Bowel cancer screening involves having tests to check if you have or are at risk of bowel cancer.
Why it's offered
Bowel cancer is a common type of cancer in both men and women. About 1 in 20 people will get it during their lifetime.
Screening can help detect bowel cancer at an early stage, when it's easier to treat. It can also be used to help check for and remove small growths in the bowel called polyps, which can turn into cancer over time.
Types of screening test
There are 2 types of test used in NHS bowel cancer screening:
- bowel scope screening – a test where a thin, flexible tube with a camera at the end is used to look for and remove any polyps inside your bowel
- home testing kit (the FIT or FOB test) – a kit you use to collect small samples of your poo and post them to a laboratory so they can be checked for tiny amounts of blood (which could be caused by cancer)

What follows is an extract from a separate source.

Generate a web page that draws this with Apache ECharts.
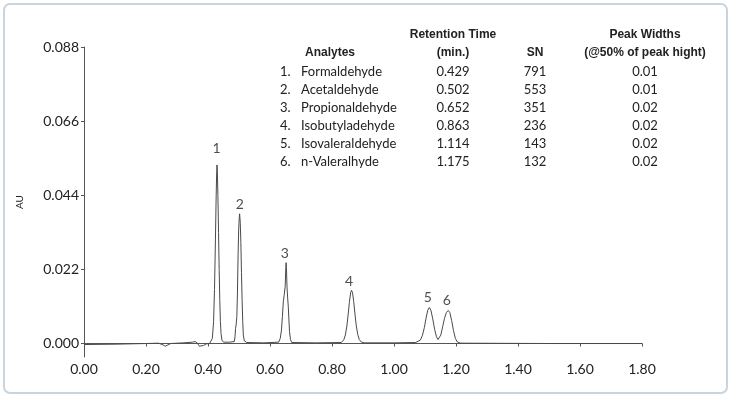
<!DOCTYPE html>
<html>
<head>
<meta charset="utf-8">
<script src="https://cdn.jsdelivr.net/npm/echarts@6/dist/echarts.min.js"></script>
<style>
  html, body { margin: 0; padding: 0; background: #fff; }
  #chart { width: 732px; height: 397px; }
</style>
</head>
<body>
<div id="chart"></div>
<script>
// table data
var analytes = ['Formaldehyde', 'Acetaldehyde', 'Propionaldehyde', 'Isobutyladehyde', 'Isovaleraldehyde', 'n-Valeralhyde'];
var retTimes = ['0.429', '0.502', '0.652', '0.863', '1.114', '1.175'];
var snValues = ['791', '553', '351', '236', '143', '132'];
var peakWidths = ['0.01', '0.01', '0.02', '0.02', '0.02', '0.02'];

// peak number labels (time, AU)
var peakLabelX = [0.428, 0.503, 0.648, 0.855, 1.109, 1.170];
var peakLabelY = [0.0578, 0.0412, 0.0267, 0.0184, 0.0136, 0.0127];

var yTicks = [0, 0.022, 0.044, 0.066, 0.088];

// chromatogram trace: [min, AU]
var trace = [
  [0.000, -0.0003], [0.100, -0.0002], [0.200, 0.0000], [0.240, 0.0001],
  [0.255, -0.0004], [0.262, -0.0008], [0.268, -0.0003], [0.280, 0.0000],
  [0.320, 0.0002], [0.350, 0.0004], [0.358, 0.0006], [0.365, 0.0002],
  [0.372, -0.0008], [0.378, -0.0010], [0.385, -0.0006], [0.395, -0.0001],
  [0.405, 0.0000], [0.410, 0.0003], [0.414, 0.0015], [0.418, 0.0065],
  [0.421, 0.0160], [0.424, 0.0310], [0.426, 0.0420], [0.428, 0.0510],
  [0.429, 0.0530], [0.430, 0.0515], [0.432, 0.0440], [0.434, 0.0330],
  [0.436, 0.0220], [0.438, 0.0130], [0.440, 0.0065], [0.442, 0.0030],
  [0.445, 0.0010], [0.450, 0.0004], [0.470, 0.0004], [0.485, 0.0006],
  [0.487, 0.0020], [0.489, 0.0045], [0.491, 0.0058], [0.493, 0.0080],
  [0.495, 0.0150], [0.497, 0.0260], [0.499, 0.0340], [0.501, 0.0375],
  [0.502, 0.0385], [0.504, 0.0360], [0.506, 0.0300], [0.508, 0.0210],
  [0.510, 0.0130], [0.512, 0.0065], [0.514, 0.0025], [0.517, 0.0008],
  [0.525, 0.0003], [0.580, 0.0002], [0.628, 0.0004], [0.633, 0.0015],
  [0.637, 0.0040], [0.640, 0.0080], [0.643, 0.0125], [0.646, 0.0145],
  [0.649, 0.0170], [0.651, 0.0225], [0.652, 0.0240], [0.653, 0.0225],
  [0.655, 0.0165], [0.657, 0.0135], [0.659, 0.0110], [0.661, 0.0070],
  [0.663, 0.0035], [0.666, 0.0012], [0.670, 0.0003], [0.750, 0.0002],
  [0.830, 0.0003], [0.838, 0.0011], [0.843, 0.0025], [0.848, 0.0052],
  [0.852, 0.0085], [0.856, 0.0122], [0.860, 0.0150], [0.863, 0.0158],
  [0.866, 0.0152], [0.870, 0.0125], [0.874, 0.0088], [0.878, 0.0055],
  [0.883, 0.0027], [0.888, 0.0012], [0.895, 0.0004], [0.905, 0.0002],
  [1.000, 0.0002], [1.070, 0.0003], [1.085, 0.0010], [1.092, 0.0025],
  [1.098, 0.0048], [1.104, 0.0078], [1.109, 0.0099], [1.114, 0.0107],
  [1.119, 0.0099], [1.125, 0.0073], [1.131, 0.0042], [1.137, 0.0020],
  [1.142, 0.0012], [1.146, 0.0013], [1.151, 0.0025], [1.157, 0.0050],
  [1.163, 0.0075], [1.169, 0.0092], [1.175, 0.0098], [1.180, 0.0092],
  [1.186, 0.0068], [1.192, 0.0038], [1.198, 0.0015], [1.204, 0.0005],
  [1.215, 0.0001], [1.500, 0.0000], [1.800, 0.0000]
];

var txt = '#222';
var font = 'Lato, "Open Sans", sans-serif';

// table as graphic texts
var headStyle = { fill: txt, font: 'bold 12px "Liberation Sans Narrow", "Liberation Sans", sans-serif', align: 'center', verticalAlign: 'middle' };
var cellStyle = { fill: txt, font: '13px ' + font, verticalAlign: 'middle' };
var table = [
  { type: 'text', x: 453, y: 35, style: Object.assign({ text: 'Retention Time' }, headStyle) },
  { type: 'text', x: 645, y: 35, style: Object.assign({ text: 'Peak Widths' }, headStyle) },
  { type: 'text', x: 330, y: 53, style: Object.assign({ text: 'Analytes' }, headStyle) },
  { type: 'text', x: 453, y: 53, style: Object.assign({ text: '(min.)' }, headStyle) },
  { type: 'text', x: 535, y: 53, style: Object.assign({ text: 'SN' }, headStyle) },
  { type: 'text', x: 645, y: 53, style: Object.assign({ text: '(@50% of peak hight)' }, headStyle) }
];
for (var i = 0; i < analytes.length; i++) {
  var ry = 72 + i * 18;
  table.push({ type: 'text', x: 280, y: ry, style: Object.assign({ text: (i + 1) + '.' }, cellStyle) });
  table.push({ type: 'text', x: 301, y: ry, style: Object.assign({ text: analytes[i] }, cellStyle) });
  table.push({ type: 'text', x: 453, y: ry, style: Object.assign({ text: retTimes[i], align: 'center' }, cellStyle) });
  table.push({ type: 'text', x: 535, y: ry, style: Object.assign({ text: snValues[i], align: 'center' }, cellStyle) });
  table.push({ type: 'text', x: 645, y: ry, style: Object.assign({ text: peakWidths[i], align: 'center' }, cellStyle) });
}
// frame round the picture
table.push({
  type: 'rect', shape: { x: 4, y: 4, width: 723, height: 389, r: 6 },
  style: { fill: 'none', stroke: '#c8d5de', lineWidth: 2 }, z: -1
});

var chart = echarts.init(document.getElementById('chart'));
chart.setOption({
  backgroundColor: '#fff',
  animation: false,
  grid: { left: 84, right: 90, top: 47, bottom: 40 },
  xAxis: {
    type: 'value',
    min: 0,
    max: 1.8,
    interval: 0.2,
    axisLine: { lineStyle: { color: '#555', width: 1 } },
    axisTick: { show: true, length: 3, lineStyle: { color: '#555' } },
    axisLabel: { color: txt, fontFamily: font, fontSize: 14, margin: 5,
      formatter: function (v) { return v.toFixed(2); } },
    splitLine: { show: false }
  },
  yAxis: {
    type: 'value',
    min: -0.004,
    max: 0.088,
    name: 'AU',
    nameLocation: 'middle',
    nameGap: 59,
    nameTextStyle: { color: txt, fontFamily: font, fontSize: 10 },
    axisLine: { show: true, lineStyle: { color: '#555', width: 1 } },
    axisTick: { show: true, length: 3, customValues: yTicks, lineStyle: { color: '#555' } },
    axisLabel: { color: txt, fontFamily: font, fontSize: 14, margin: 5, customValues: yTicks,
      formatter: function (v) { return v.toFixed(3); } },
    splitLine: { show: false }
  },
  graphic: table,
  series: [
    {
      type: 'line',
      data: trace,
      showSymbol: false,
      lineStyle: { color: '#4a4a4a', width: 1 }
    },
    {
      type: 'scatter',
      symbolSize: 1,
      itemStyle: { color: 'rgba(0,0,0,0)' },
      data: peakLabelX.map(function (x, i) { return [x, peakLabelY[i]]; }),
      label: {
        show: true,
        position: 'inside',
        color: txt,
        fontFamily: font,
        fontSize: 14,
        formatter: function (p) { return String(p.dataIndex + 1); }
      }
    }
  ]
});
</script>
</body>
</html>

If these tests find anything unusual, you might be asked to have further tests to confirm or rule out cancer.
When it's offered
NHS bowel cancer screening is only offered to people aged 56 or over (please note this age cut off is to be lowered slowly to 50 by 2024/5), as this is when you're more likely to get bowel cancer:
- if you're 55, you'll no longer be invited for a one-off bowel scope screening test
- Instead by 2024/5 all those over the age of 50 will be invited to complete the stool screening test
- This is being done in a staged fashion. See the table below. They will initially drop to 56 to capture those that would of previously got the bowel scope screening test at 55. For example: a centre starts the new age extension (56-year olds) on 1 June 2021. They will invite anyone who turns 56 from that date onwards. Anyone who was aged 56 before 1/6/21 will be invited when they are eldible as part of the next age cohort (at age 58)
|Cohort age at first invitation
|Year invitations start
|50 & 52
- if you eligble, you'll automatically be invited to do a home testing kit every 2 years. They will send you a letter & leaflet to your home address. Please ensure your address is correct.
- if you're 75 or over, you can ask for a home testing kit every 2 years by calling the free bowel cancer screening helpline on 0800 707 60 60
If you're too young for screening but are worried about a family history of bowel cancer, speak to a GP for advice.
Always see a GP if you have symptoms of bowel cancer at any age – do not wait to have a screening test.
Risks of screening
No screening test is 100% reliable. There's a chance a cancer could be missed, meaning you might be falsely reassured.
There's also a small risk that the bowel scope screening test and some of the tests you might have if screening finds something unusual could damage your bowel, but this is rare.
There are no risks to your health from the home testing kit.